Sept. 11, 2001 – Hijackers crash two airplanes into the world trade center in new york. A third strikes the Pentagon and a fourth in a field in rural Pennsylvania. More than 3,000 people are killed in the terror attacks.
Sept. 13, 2001 – The White House announces that there is “overwhelming evidence” that terrorist leader Osama bin Laden is behind the attacks.
Sept. 18, 2001 – The Justice Department publishes an interim regulation allowing non-citizens suspected of terrorism to be detained without charge for 48 hours or “an additional reasonable period of time” in the event of an “emergency or other extraordinary circumstance.”
President Bush declares, “Every nation, in every region, now has a decision to make.
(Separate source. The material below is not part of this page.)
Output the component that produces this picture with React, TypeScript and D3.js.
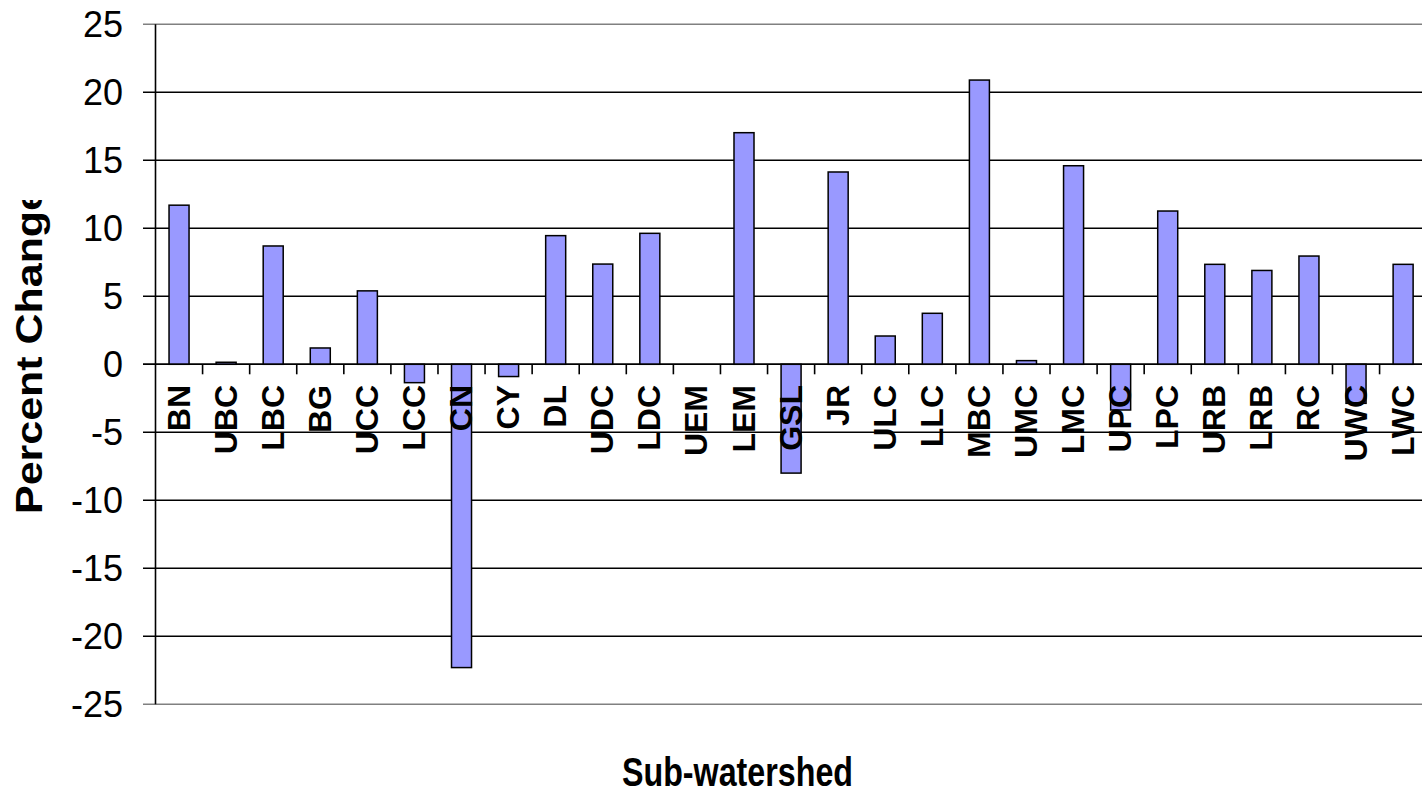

Either you are with us, or you are with the terrorists.”
Oct. 2, 2001 – The USA Patriot Act is introduced in Congress.
Oct. 7, 2001 – The U.S., U.K., Australia and Afghan United Front launch Operation Enduring Freedom in Afghanistan to dismantle al-Qaeda and remove the country’s Taliban regime to establish a democracy.
Oct. 26, 2001 – President Bush signs the USA Patriot Act into law.
Dec. 11, 2001 – In the first criminal indictments stemming from the 9/11 attacks, Zacarias Moussaoui, a French citizen of Moroccan descent, is charged with conspiring with Osama bin Laden and al Qaeda to “murder thousands of people” in New York, the Pentagon and Pennsylvania.
Dec. 17, 2001 – The Northern Alliance defeats Taliban forces in the battle of Tora Bora, eliminating the last major pocket of Taliban resistance and effectively ending the Afghan war.
May 20-24, 2002 – The Bush administration issues an unprecedented series of terror warnings. Vice President Cheney warns it is “not a matter of if, but when” al Qaeda will next attack the U.S.
March 19, 2003 – The U.S. invades Iraq
April 9, 2003 – Statue of Saddam Hussein, Iraq’s president for nearly 24 years, is toppled.
July 22, 2003 – Saddam’s sons, Uday and Qusay, are killed in a U.S. raid in Mosul, Iraq.
Oct. 7, 2004 – An investigation called the “Duelfer Report” reveals that Iraq did not have weapons of mass destruction at the time of the U.S. invasion in March 2003 and had not begun any program to produce them, as previously alleged by the Bush administration.
Nov. 5, 2006 – Iraq’s High Tribunal on Sunday finds Saddam Hussein guilty of crimes against humanity and sentences him to hang for the 1982 killing of 148 Shiites in the city of Dujail.
Aug. 31, 2010 – The seven-year war in Iraq comes to an end, at the order of President Obama. The president said that the U.S. needed to focus on issues on the homefront, explaining it had already fulfilled its obligation to Iraq.
Dec. 21, 2010 – After nine months of political infighting, Iraq’s Parliament approves its new government. The move averted throwing the nation into a constitutional crisis.